In incident A it is clear that nothing more than the laws of physics are needed (the laws of wind force, gravity, and crushing). Scientific explanations at this level—the physical level—are important, but for our purposes here they are relatively uninteresting. In contrast, the difference between incidents B and C is critical to the subsequent arguments in this book.
In analyzing incident B, a psychologist would be prone to say that when processing a stimulus (the crevice that looked somewhat like a rock) the woman’s information processing system malfunctioned—sending the wrong information to response decision mechanisms which then resulted in a disastrous motor response. Cognitive scientists refer to this level of analysis as the algorithmic level.11 In the realm of machine intelligence, this would be the level of the instructions in the abstract computer language used to program the computer (FORTRAN, COBOL, etc.). The cognitive psychologist works largely at this level by showing that human performance can be explained by positing certain information processing mechanisms in the brain (input coding mechanisms, perceptual registration mechanisms, short- and long-term-memory storage systems, etc.).
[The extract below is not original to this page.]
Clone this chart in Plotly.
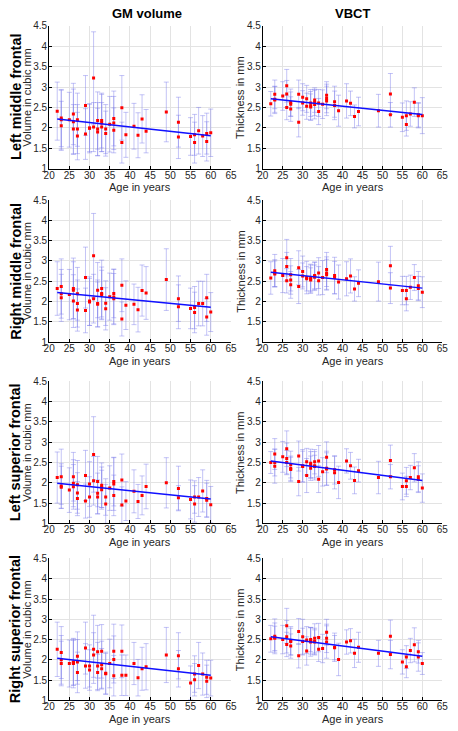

For example, a simple letter pronunciation task might entail encoding the letter, storing it in short-term memory, comparing it with information stored in long-term memory, if a match occurs making a response decision, and then executing a motor response. In the case of the woman in incident B, the algorithmic level is the right level to explain her unfortunate demise. Her perceptual registration and classification mechanisms malfunctioned by providing incorrect information to response decision mechanisms, causing her to step into the crevice.